At the end of the day, we shouldn’t want to be Tyler Durden. Fight Club is a satire, first and foremost. Durden is meant as a cautionary tale, and his ideology should be seen as so preposterous it couldn’t possibly be listened to. Just like Valerie Solanas’s infamous SCUM (Society for Cutting Up Men) Manifesto, the incel movement is an exceptionally severe outcome: a product of society’s more damning missteps when it comes to empowerment and validation of a select few.
Though I’m generally a proponent of Roland Barthes’s “The Death of the Author,” or the concept that a creator’s own interpretation holds no significant weight in discussions of a piece of media once it is out in the world, I do believe there’s something to be said for original intent. That’s not to say my own interpretation is anything new. An Empire article from the time the movie was released celebrated it as possessing “a great deal of sick humor at the expense of masculinist ideals and white-collar society.” Still, this understanding definitely isn’t the dominant one.
However, this is also not the first time a piece of media has been woefully separated from its original goal. Fincher’s own film adaptation of Gillian Flynn’s Gone Girl saw a world of controversy over the antagonistic Amy Dunne, who seems as good a counterpart as any to Durden’s hypermasculinity with her extreme agenda mistakenly disguised as feminism. While I hesitate to say there’s such a thing as an incorrect interpretation, I think it’s important to understand that there certainly can be harmful ones.

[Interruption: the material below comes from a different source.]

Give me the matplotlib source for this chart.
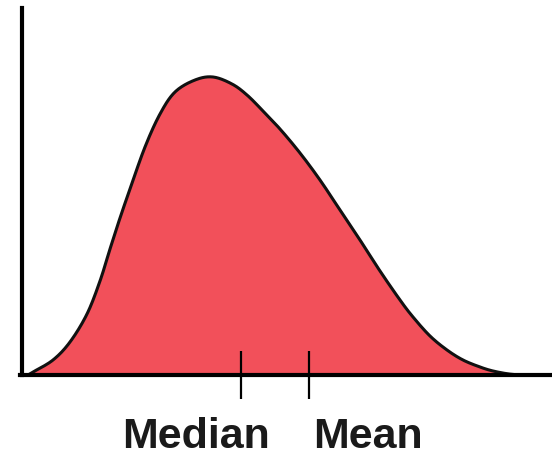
import numpy as np
import matplotlib
matplotlib.use("Agg")
import matplotlib.pyplot as plt

# Curve (x position, density height)
x_pts = [28, 33, 53, 70, 87, 100, 110, 120, 130, 145, 160, 175, 195, 213,
         232, 247, 263, 280, 300, 320, 340, 360, 380, 400, 413, 430, 447, 463,
         480, 493, 509, 522]
h_pts = [0, 3, 15, 33, 61, 94, 126, 157, 186, 228, 261, 283, 295, 298,
         291, 280, 264, 246, 222, 195, 165, 135, 104, 75, 58, 39, 25, 15,
         8, 4, 1, 0]
tick_positions = [241, 309]
labels = ["Median", "Mean"]
label_x = [196, 368]


def catmull_rom(xs, ys, n=20):
    P = np.column_stack([xs, ys]).astype(float)
    P = np.vstack([P[0], P, P[-1]])
    out = []
    for i in range(1, len(P) - 2):
        p0, p1, p2, p3 = P[i - 1], P[i], P[i + 1], P[i + 2]
        t = np.linspace(0, 1, n, endpoint=False)[:, None]
        seg = 0.5 * ((2 * p1) + (-p0 + p2) * t + (2 * p0 - 5 * p1 + 4 * p2 - p3) * t ** 2
                     + (-p0 + 3 * p1 - 3 * p2 + p3) * t ** 3)
        out.append(seg)
    out.append(P[-2][None, :])
    S = np.vstack(out)
    return S[:, 0], S[:, 1]


xs, ys = catmull_rom(x_pts, h_pts)
ys = np.clip(ys, 0, None)

fig = plt.figure(figsize=(5.52, 4.58), dpi=100)
ax = fig.add_axes([0, 0, 1, 1])
ax.set_xlim(0, 552)
ax.set_ylim(-83, 375)

ax.fill_between(xs, 0, ys, color="#F2505A", zorder=1)
ax.plot(xs, ys, color="#111111", lw=2.2, zorder=2, solid_capstyle="round")

for s in ["top", "right"]:
    ax.spines[s].set_visible(False)
ax.spines["left"].set_position(("data", 22))
ax.spines["left"].set_bounds(0, 367)
ax.spines["bottom"].set_position(("data", 0))
ax.spines["bottom"].set_bounds(20, 552)
for s in ["left", "bottom"]:
    ax.spines[s].set_linewidth(3)
    ax.spines[s].set_color("black")
    ax.spines[s].set_zorder(3)

ax.set_yticks([])
ax.set_xticks(tick_positions)
ax.set_xticklabels([])
ax.tick_params(axis="x", direction="inout", length=35, width=1.6, color="black")

for lx, lab in zip(label_x, labels):
    ax.text(lx, -73, lab, ha="center", va="baseline", fontsize=31,
            fontweight="bold", family="Liberation Sans", color="#1a1a1a")

fig.savefig("out.png", dpi=100, facecolor="white")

Durden’s story isn’t supposed to be replicated, but it should be listened to. It’s not about mimicking or even redefining the ideal, but essentially eviscerating it. There should be no wrong way to perform masculinity — though recent backlash to Harry Styles’s dress-wearing Vogue cover would suggest this is not yet a reality — and masculinity shouldn’t be prioritized at all. Gender presentation should be about an individual’s preferred identity and nothing more, because Fight Club shows us just how dangerous it can be to punish people when they are inevitably unable to achieve an impossible ideal.